Phil Mullis, head of retail and wholesale and partner at Wilkins Kennedy LLP said: “Business rates are one of the most significant costs that businesses have to face, and, for the Treasury, it generates valuable income.

“Retail is one of the biggest employers in the UK, with a three million-strong workforce making it a significant contributor to the UK economy.”

Mr Mullis added that business rates were pushing more retailers online, leading to fewer retail jobs and threatening to kill off the high street.

The retail industry pays more business rates than any other UK business sector, forking out £7.8bn last year. Currently, Northern Ireland and Scotland have full control over their business rates, but those powers do not reach as far as local authorities.

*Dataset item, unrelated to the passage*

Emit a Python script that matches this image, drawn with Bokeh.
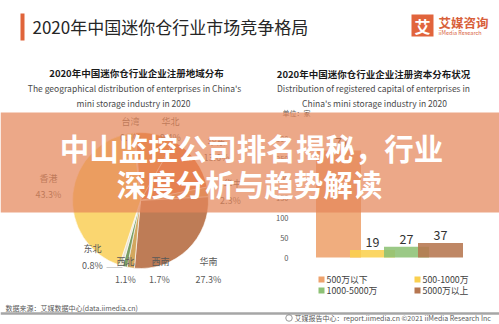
import numpy as np
from bokeh.plotting import figure
from bokeh.models import Range1d, ColumnDataSource
from bokeh.core.properties import value
from bokeh.embed import file_html
from bokeh.resources import INLINE

W, H = 499, 324
CJK = value("Noto Sans CJK SC")

# ---------------- data ----------------
regions = ["台湾", "华北", "华东", "华中", "华南", "西南", "西北", "东北", "香港"]
region_share = [0.5, 9.4, 13.6, 2.3, 27.3, 1.7, 1.1, 0.8, 43.3]
region_colors = ["#F4B183", "#EE8A3E", "#E9733A", "#D99A5B", "#BE7C56",
                 "#D3A75E", "#7A9E64", "#E9E3D2", "#FAD670"]

capital_bins = ["500万以下", "500-1000万", "1000-5000万", "5000万以上"]
capital_counts = [271, 19, 27, 37]
capital_colors = ["#EEA26C", "#FAD04F", "#8DC175", "#B67650"]
y_ticks = [0, 50, 100, 150, 200, 250, 300]

# ---------------- layout (pixels, y measured from top) ----------------
def Y(yd):
    return H - yd

pie_cx, pie_cy, pie_r = 140, 200, 68
pie_offset_deg = -6.0
label_pos = [((130, 121), (130, 137)), ((170, 121), (170, 137)),
             ((216, 141), (216, 157)), ((232, 183), (230, 200)),
             ((208, 261), (208, 279)), ((160, 261), (159, 279)),
             ((125, 261), (125, 279)), ((92, 248), (92, 265)),
             ((48, 178), (48, 194))]

bar_c0, bar_step, bar_w_px = 338, 34, 45
bar_zero_px, px_per_unit = 257, 0.395
tick_x_px = 288
legend_pos = [(318, 279), (414, 279), (318, 290), (414, 290)]

p = figure(width=W, height=H, output_backend="svg", toolbar_location=None,
           x_range=Range1d(0, W), y_range=Range1d(0, H),
           x_axis_location=None, y_axis_location=None, min_border=0)
p.grid.visible = False
p.outline_line_color = None
p.background_fill_color = "white"
p.border_fill_color = "white"

p.extra_x_ranges = {"bx": Range1d((0 - bar_c0) / bar_step, (W - bar_c0) / bar_step)}
p.extra_y_ranges = {"by": Range1d(-(H - bar_zero_px) / px_per_unit, bar_zero_px / px_per_unit)}

# ---------------- header ----------------
p.quad(left=20, right=24, top=Y(13), bottom=Y(40), color="#E0643A", line_color=None)
p.text(x=[32], y=[Y(26)], text=["2020年中国迷你仓行业市场竞争格局"], text_font=CJK,
       text_font_size="17px", text_color="#262626", text_baseline="middle")
p.quad(left=411, right=433, top=Y(14), bottom=Y(36), color="#E1643C", line_color=None)
p.text(x=[422], y=[Y(25)], text=["艾"], text_font=CJK, text_font_size="16px",
       text_font_style="bold", text_color="white", text_align="center", text_baseline="middle")
p.text(x=[438], y=[Y(22)], text=["艾媒咨询"], text_font=CJK, text_font_size="12.5px",
       text_font_style="bold", text_color="#D8603A", text_baseline="middle")
p.text(x=[438], y=[Y(32.5)], text=["iiMedia Research"], text_font=CJK, text_font_size="5.5px",
       text_color="#D8603A", text_baseline="middle")

# subtitles
p.text(x=[136], y=[Y(72)], text=["2020年中国迷你仓行业企业注册地域分布"], text_font=CJK,
       text_font_size="9.5px", text_font_style="bold", text_color="#1a1a1a",
       text_align="center", text_baseline="middle")
p.text(x=[134, 133], y=[Y(87), Y(102)],
       text=["The geographical distribution of enterprises in China's", "mini storage industry in 2020"],
       text_font=CJK, text_font_size="8.5px", text_color="#4a4a4a",
       text_align="center", text_baseline="middle")
p.text(x=[373], y=[Y(73)], text=["2020年中国迷你仓行业企业注册资本分布状况"], text_font=CJK,
       text_font_size="9.5px", text_font_style="bold", text_color="#1a1a1a",
       text_align="center", text_baseline="middle")
p.text(x=[373, 374], y=[Y(87), Y(102)],
       text=["Distribution of registered capital of enterprises in", "China's mini storage industry in 2020"],
       text_font=CJK, text_font_size="8.5px", text_color="#4a4a4a",
       text_align="center", text_baseline="middle")
p.text(x=[282], y=[Y(112)], text=["单位：家"], text_font=CJK, text_font_size="7px",
       text_color="#595959", text_baseline="middle")

# ---------------- pie ----------------
shares = np.array(region_share, dtype=float)
frac = shares / shares.sum()
cum = np.concatenate([[0], np.cumsum(frac)])
t0 = np.deg2rad(pie_offset_deg) + 2 * np.pi * cum[:-1]
t1 = np.deg2rad(pie_offset_deg) + 2 * np.pi * cum[1:]
pie_src = ColumnDataSource(dict(start=np.pi / 2 - t1, end=np.pi / 2 - t0, color=region_colors))
p.wedge(x=pie_cx, y=Y(pie_cy), radius=pie_r, start_angle="start", end_angle="end",
        fill_color="color", line_color="white", line_width=0.6, source=pie_src)

p.text(x=[lp[0][0] for lp in label_pos], y=[Y(lp[0][1]) for lp in label_pos], text=regions,
       text_font=CJK, text_font_size="9px", text_color="#595959",
       text_align="center", text_baseline="middle")
p.text(x=[lp[1][0] for lp in label_pos], y=[Y(lp[1][1]) for lp in label_pos],
       text=[f"{s:.1f}%" for s in region_share],
       text_font=CJK, text_font_size="9px", text_color="#595959",
       text_align="center", text_baseline="middle")
p.segment(x0=[106], y0=[Y(267)], x1=[122], y1=[Y(267)], line_color="#BFBFBF", line_width=0.8)

# ---------------- bars ----------------
idx = list(range(len(capital_bins)))
bar_src = ColumnDataSource(dict(x=idx, top=capital_counts, color=capital_colors,
                                lab=[str(c) for c in capital_counts]))
p.vbar(x="x", top="top", bottom=0, width=bar_w_px / bar_step, fill_color="color",
       fill_alpha=0.88, line_color=None, source=bar_src, x_range_name="bx", y_range_name="by")
p.text(x="x", y="top", text="lab", source=bar_src, x_range_name="bx", y_range_name="by",
       text_font=CJK, text_font_size="12.5px", text_color="#333333",
       text_align="center", text_baseline="bottom", y_offset=-3)
tick_idx = (tick_x_px - bar_c0) / bar_step
p.text(x=[tick_idx] * len(y_ticks), y=y_ticks, text=[str(t) for t in y_ticks],
       x_range_name="bx", y_range_name="by", text_font=CJK, text_font_size="7.5px",
       text_color="#595959", text_align="right", text_baseline="middle")

# legend
p.scatter(x=[lp[0] + 3 for lp in legend_pos], y=[Y(lp[1]) for lp in legend_pos], marker="square",
          size=6, fill_color=capital_colors, line_color=None)
p.text(x=[lp[0] + 8 for lp in legend_pos], y=[Y(lp[1]) for lp in legend_pos], text=capital_bins,
       text_font=CJK, text_font_size="8.8px", text_color="#404040", text_baseline="middle")

# ---------------- footer ----------------
p.quad(left=0, right=W, top=Y(311.8), bottom=Y(314.2), color="#A6A6A6", line_color=None)
p.text(x=[5], y=[Y(307)], text=["数据来源：艾媒数据中心(data.iimedia.cn)"], text_font=CJK,
       text_font_size="7px", text_color="#595959", text_baseline="middle")
p.scatter(x=[288.5], y=[Y(317.5)], marker="circle", size=6.5, fill_color=None,
          line_color="#7F7F7F", line_width=0.8)
p.text(x=[495], y=[Y(317.5)], text=["艾媒报告中心：report.iimedia.cn   ©2021  iiMedia Research Inc"],
       text_font=CJK, text_font_size="7px", text_color="#595959", text_align="right",
       text_baseline="middle")

# ---------------- overlay banner ----------------
p.quad(left=0, right=W, top=Y(112), bottom=Y(212), fill_color="#E4875A", fill_alpha=0.72,
       line_color=None)
p.text(x=[251, 249], y=[Y(146), Y(182)],
       text=["中山监控公司排名揭秘，行业", "深度分析与趋势解读"],
       text_font=CJK, text_font_size="29.5px", text_font_style="bold", text_color="white",
       text_align="center", text_baseline="middle")

open("out.html", "w").write(file_html(p, INLINE))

The Northern Ireland Independent Retail Traders Association (NIIRTA) has been campaigning for a review of the rates for sometime, and a consultation on their future is currently in progress. Details can be found on the Department of Finance and Personnel website.

NIIRTA’s chief executive Glyn Roberts also bemoaned the lack of support for local retail in the Chancellor’s Statement, describing it as a “missed opportunity” to help traders afford the proposed ‘living wage’ increase, which he said will result in a 40 per cent rise in wage bills for his members.

However, Mr Roberts did welcome the Chancellors scrapping of plans to cut tax credits.

“It is welcome that the Chancellor has done a u-turn on cuts on tax credits, which would have had a serious impact on the spending power of working families in Northern Ireland,” he said, adding that plans for new air-routes for Northern Ireland – also contained in Wednesday’s statement – were also positive.